- Exercise brief -
Output a single figure: the number of lines in which the word "source" appears.

- Supplied material -
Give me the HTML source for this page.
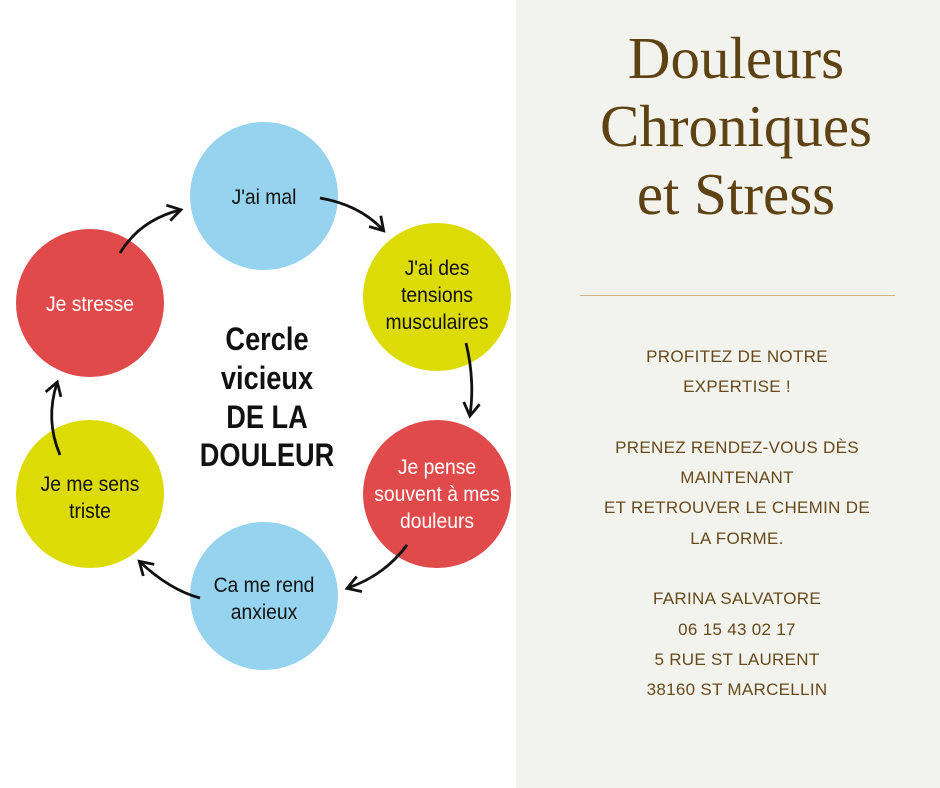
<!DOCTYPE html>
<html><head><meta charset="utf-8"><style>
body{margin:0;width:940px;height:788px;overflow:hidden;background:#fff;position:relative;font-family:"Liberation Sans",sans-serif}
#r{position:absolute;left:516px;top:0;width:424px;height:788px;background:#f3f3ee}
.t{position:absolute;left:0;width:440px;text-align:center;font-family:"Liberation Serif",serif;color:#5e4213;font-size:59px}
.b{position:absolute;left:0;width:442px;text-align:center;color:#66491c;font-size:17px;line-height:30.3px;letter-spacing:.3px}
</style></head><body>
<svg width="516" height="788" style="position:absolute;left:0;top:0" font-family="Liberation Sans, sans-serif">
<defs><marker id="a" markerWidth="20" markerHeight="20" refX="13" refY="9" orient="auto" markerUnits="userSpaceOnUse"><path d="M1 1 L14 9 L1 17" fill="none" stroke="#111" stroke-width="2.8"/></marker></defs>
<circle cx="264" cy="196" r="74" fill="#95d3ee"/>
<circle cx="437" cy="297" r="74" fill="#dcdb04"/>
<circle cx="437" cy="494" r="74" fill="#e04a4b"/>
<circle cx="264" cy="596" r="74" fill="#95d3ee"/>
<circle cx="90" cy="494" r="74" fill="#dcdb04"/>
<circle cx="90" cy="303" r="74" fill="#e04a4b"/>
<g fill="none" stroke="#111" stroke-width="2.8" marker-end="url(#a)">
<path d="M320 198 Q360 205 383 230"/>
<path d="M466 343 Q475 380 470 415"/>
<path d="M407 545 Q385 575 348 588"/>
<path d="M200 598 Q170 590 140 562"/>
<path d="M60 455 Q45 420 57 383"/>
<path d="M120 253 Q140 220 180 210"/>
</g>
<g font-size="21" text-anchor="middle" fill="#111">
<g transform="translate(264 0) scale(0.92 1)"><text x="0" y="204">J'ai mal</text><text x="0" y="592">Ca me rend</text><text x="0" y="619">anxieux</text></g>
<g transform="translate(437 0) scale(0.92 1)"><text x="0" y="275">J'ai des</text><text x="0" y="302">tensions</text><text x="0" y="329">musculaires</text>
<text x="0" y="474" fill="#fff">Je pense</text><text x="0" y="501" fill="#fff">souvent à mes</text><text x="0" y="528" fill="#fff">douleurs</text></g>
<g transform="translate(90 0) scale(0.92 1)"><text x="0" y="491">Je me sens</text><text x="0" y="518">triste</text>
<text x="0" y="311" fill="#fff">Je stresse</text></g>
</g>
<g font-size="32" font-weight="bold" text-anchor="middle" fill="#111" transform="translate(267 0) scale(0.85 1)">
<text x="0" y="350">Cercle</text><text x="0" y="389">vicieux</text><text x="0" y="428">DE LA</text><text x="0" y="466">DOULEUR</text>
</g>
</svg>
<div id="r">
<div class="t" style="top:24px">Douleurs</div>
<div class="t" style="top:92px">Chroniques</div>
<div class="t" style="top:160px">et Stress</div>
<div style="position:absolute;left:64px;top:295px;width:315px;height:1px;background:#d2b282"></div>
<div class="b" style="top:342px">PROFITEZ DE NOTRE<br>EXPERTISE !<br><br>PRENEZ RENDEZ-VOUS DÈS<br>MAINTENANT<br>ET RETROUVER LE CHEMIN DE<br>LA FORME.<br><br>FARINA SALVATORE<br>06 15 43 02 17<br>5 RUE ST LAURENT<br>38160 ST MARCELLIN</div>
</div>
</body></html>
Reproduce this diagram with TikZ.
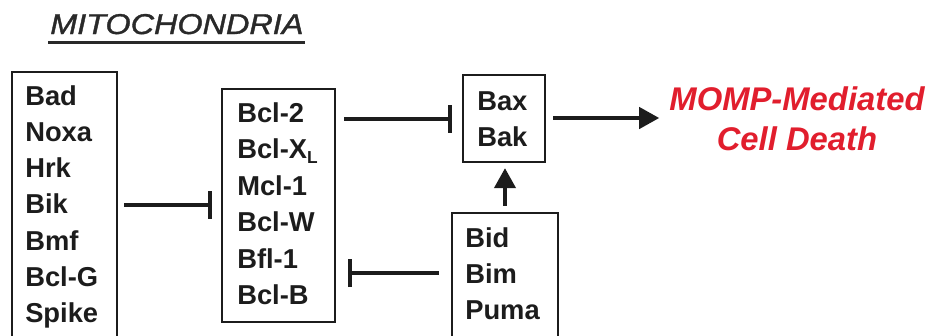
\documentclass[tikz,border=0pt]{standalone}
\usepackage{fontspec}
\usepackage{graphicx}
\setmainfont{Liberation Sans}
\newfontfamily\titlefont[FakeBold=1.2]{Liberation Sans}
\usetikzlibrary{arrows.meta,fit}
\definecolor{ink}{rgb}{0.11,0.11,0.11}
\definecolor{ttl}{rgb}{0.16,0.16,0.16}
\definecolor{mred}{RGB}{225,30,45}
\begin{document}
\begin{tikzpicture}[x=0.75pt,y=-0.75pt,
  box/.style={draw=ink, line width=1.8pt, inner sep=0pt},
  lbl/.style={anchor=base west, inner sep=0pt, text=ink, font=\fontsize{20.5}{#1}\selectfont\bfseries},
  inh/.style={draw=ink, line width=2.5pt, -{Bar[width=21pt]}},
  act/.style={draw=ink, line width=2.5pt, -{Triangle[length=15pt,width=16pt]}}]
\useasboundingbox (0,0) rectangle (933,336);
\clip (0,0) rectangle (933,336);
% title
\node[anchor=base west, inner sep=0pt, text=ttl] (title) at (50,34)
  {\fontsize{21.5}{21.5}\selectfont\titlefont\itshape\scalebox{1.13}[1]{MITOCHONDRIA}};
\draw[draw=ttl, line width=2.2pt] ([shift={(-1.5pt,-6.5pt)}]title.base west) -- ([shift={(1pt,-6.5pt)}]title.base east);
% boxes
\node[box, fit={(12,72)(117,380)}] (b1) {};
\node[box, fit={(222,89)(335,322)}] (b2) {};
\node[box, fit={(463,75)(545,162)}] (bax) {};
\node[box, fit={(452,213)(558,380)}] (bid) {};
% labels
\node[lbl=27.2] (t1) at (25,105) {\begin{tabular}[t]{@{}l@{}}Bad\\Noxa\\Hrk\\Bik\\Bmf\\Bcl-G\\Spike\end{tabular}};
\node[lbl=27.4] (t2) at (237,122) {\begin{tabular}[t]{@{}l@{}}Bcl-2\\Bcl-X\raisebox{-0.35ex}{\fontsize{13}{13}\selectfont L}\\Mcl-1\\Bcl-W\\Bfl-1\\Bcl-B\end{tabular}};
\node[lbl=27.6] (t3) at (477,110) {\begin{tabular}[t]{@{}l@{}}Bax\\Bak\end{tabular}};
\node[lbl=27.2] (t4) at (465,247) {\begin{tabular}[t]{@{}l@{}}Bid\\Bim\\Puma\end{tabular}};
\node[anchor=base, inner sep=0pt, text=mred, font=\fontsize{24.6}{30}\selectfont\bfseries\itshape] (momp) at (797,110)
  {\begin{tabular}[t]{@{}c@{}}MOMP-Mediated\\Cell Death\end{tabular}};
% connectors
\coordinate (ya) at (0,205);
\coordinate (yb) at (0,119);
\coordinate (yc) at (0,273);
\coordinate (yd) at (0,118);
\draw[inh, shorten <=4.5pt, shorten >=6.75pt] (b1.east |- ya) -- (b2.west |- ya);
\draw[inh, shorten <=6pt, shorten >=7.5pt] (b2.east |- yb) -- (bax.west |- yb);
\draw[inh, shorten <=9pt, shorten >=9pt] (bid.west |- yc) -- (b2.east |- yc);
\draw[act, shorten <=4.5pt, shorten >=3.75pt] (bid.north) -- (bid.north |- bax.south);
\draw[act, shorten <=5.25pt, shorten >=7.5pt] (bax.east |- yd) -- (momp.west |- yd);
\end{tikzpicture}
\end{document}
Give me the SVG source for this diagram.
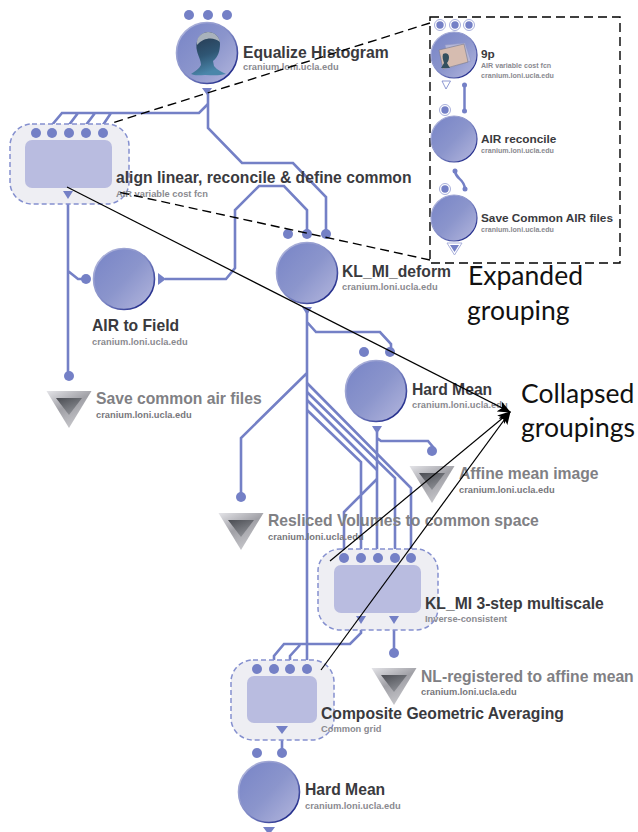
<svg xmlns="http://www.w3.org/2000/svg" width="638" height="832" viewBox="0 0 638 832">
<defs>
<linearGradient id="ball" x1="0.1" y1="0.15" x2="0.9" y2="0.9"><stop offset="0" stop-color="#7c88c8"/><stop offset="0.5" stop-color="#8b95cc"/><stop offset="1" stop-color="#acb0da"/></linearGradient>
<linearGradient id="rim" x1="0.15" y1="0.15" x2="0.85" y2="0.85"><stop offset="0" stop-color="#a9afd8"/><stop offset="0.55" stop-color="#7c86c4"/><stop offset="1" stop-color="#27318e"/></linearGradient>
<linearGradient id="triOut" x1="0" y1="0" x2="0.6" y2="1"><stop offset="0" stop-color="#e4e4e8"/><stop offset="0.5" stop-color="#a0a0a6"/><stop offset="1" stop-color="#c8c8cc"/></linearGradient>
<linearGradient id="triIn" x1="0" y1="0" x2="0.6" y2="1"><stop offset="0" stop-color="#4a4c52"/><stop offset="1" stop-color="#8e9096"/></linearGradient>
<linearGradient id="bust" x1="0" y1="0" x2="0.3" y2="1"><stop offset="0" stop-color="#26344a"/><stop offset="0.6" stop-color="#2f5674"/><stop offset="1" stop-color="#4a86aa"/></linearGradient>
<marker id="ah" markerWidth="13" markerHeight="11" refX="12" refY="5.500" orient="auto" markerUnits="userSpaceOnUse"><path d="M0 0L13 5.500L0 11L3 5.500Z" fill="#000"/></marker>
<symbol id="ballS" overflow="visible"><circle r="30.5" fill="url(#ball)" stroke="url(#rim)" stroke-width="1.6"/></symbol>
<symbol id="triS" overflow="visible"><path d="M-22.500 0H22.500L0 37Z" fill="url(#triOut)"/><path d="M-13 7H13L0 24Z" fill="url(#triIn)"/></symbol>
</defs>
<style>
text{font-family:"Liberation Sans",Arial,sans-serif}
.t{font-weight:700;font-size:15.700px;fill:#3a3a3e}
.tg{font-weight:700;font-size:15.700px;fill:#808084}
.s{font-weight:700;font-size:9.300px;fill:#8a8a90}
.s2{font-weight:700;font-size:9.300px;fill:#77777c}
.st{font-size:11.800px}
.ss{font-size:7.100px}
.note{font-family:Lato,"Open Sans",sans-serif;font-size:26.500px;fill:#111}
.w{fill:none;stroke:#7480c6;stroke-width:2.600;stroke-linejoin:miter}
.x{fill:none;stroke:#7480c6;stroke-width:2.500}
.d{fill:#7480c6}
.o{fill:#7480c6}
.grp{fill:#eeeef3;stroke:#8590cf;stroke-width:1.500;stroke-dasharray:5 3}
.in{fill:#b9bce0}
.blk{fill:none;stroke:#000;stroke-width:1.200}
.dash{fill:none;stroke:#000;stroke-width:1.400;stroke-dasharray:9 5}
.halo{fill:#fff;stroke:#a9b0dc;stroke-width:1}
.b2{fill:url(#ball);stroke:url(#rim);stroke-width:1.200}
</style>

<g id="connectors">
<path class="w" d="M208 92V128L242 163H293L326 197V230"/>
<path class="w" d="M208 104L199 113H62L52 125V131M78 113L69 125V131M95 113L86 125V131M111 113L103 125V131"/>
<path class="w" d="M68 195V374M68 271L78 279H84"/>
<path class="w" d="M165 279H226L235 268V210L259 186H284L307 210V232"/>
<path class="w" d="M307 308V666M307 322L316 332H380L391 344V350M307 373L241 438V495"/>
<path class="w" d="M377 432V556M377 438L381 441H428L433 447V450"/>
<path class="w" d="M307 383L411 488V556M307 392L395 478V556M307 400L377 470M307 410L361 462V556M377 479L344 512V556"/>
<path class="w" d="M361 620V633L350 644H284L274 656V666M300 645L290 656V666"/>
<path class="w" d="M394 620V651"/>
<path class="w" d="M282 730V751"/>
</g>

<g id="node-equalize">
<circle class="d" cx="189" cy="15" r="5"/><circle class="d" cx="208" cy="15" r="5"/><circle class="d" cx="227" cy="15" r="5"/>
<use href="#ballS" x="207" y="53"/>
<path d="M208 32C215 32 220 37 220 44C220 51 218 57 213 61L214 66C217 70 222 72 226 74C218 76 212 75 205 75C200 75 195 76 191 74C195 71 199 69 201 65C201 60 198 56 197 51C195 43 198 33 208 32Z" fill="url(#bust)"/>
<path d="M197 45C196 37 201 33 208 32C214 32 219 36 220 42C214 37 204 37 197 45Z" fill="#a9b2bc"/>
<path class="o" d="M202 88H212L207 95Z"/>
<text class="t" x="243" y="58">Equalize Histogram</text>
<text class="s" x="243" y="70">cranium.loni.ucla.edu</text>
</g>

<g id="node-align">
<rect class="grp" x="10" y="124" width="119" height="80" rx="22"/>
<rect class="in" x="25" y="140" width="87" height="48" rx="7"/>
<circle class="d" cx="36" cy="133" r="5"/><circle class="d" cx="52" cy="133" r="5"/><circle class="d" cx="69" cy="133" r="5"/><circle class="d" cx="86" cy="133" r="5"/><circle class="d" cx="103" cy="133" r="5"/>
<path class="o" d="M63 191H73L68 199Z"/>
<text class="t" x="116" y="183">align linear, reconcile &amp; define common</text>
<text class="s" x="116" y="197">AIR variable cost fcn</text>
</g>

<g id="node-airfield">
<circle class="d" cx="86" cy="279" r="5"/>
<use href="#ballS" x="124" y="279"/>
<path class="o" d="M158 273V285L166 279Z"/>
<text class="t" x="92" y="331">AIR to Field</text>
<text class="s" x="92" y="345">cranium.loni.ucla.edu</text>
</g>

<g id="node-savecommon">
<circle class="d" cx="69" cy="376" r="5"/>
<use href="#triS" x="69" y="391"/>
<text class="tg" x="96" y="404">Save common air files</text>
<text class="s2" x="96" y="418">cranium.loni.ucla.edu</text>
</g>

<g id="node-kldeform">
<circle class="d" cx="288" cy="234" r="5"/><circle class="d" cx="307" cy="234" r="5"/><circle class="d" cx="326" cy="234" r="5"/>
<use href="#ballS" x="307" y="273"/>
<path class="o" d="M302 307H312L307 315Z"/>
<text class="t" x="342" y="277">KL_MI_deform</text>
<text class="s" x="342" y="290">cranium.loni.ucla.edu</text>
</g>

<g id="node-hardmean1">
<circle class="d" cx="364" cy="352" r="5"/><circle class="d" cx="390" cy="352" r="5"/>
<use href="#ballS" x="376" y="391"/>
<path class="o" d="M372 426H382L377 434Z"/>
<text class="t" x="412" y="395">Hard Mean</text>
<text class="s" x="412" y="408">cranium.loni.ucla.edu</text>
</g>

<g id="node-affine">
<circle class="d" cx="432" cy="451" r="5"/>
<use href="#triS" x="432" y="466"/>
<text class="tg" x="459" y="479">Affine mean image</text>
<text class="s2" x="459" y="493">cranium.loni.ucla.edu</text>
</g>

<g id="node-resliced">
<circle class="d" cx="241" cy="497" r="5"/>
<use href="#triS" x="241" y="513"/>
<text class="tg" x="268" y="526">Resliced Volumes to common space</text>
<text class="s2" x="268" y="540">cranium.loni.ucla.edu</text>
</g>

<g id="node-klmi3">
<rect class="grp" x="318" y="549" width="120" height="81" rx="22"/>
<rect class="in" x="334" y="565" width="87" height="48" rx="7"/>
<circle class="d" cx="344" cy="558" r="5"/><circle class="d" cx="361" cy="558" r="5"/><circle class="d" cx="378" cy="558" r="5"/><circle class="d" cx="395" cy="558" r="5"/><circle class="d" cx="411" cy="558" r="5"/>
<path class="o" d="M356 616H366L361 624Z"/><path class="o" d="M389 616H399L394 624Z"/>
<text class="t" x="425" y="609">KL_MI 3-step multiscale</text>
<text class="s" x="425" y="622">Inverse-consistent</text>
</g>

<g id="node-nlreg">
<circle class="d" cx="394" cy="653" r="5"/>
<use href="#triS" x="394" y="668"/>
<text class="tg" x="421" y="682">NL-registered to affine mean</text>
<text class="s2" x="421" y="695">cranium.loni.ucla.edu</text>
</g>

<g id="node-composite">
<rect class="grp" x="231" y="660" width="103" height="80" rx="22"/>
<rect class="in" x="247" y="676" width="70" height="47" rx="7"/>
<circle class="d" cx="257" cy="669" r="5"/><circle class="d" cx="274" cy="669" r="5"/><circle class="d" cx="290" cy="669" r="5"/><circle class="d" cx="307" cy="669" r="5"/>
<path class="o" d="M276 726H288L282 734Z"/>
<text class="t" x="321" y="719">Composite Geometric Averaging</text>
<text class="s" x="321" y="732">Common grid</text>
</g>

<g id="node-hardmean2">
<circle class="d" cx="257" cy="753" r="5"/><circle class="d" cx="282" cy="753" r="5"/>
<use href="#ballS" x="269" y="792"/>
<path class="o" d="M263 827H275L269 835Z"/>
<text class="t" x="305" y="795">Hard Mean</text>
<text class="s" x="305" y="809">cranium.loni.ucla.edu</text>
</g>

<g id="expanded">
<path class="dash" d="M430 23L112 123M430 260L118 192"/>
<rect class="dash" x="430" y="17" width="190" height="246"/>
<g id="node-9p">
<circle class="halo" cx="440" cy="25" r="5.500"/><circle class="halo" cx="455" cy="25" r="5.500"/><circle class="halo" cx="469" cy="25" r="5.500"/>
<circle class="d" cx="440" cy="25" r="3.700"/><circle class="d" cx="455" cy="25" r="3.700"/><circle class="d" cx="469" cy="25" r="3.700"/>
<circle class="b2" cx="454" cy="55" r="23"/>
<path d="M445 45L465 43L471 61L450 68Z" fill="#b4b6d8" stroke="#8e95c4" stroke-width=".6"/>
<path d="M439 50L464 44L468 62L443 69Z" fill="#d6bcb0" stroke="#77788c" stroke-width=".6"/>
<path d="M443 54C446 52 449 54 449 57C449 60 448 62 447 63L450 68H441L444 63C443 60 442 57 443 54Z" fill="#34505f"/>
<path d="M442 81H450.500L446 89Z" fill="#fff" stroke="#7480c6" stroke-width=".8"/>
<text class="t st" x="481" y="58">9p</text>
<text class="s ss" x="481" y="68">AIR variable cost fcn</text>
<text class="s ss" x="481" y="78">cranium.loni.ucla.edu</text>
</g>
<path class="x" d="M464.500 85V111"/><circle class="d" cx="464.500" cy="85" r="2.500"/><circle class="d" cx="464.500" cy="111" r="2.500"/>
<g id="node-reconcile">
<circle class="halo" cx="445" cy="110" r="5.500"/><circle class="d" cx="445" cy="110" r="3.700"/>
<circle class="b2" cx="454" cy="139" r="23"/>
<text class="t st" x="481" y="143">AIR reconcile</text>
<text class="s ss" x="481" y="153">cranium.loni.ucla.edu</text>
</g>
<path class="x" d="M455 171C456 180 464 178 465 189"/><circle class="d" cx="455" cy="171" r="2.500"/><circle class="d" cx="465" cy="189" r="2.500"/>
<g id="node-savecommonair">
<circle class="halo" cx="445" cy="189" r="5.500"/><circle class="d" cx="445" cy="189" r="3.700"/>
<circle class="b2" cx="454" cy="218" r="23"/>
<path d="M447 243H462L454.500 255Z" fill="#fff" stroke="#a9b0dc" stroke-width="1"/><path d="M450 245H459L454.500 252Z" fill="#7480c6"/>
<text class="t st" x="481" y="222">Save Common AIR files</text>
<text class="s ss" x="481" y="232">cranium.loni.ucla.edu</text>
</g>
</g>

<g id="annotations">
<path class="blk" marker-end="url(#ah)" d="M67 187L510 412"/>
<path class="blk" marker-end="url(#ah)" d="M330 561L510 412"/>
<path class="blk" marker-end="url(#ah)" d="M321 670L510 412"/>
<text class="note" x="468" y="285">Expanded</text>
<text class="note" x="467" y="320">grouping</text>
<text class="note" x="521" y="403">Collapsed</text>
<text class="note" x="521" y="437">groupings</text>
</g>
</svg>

- Response -
2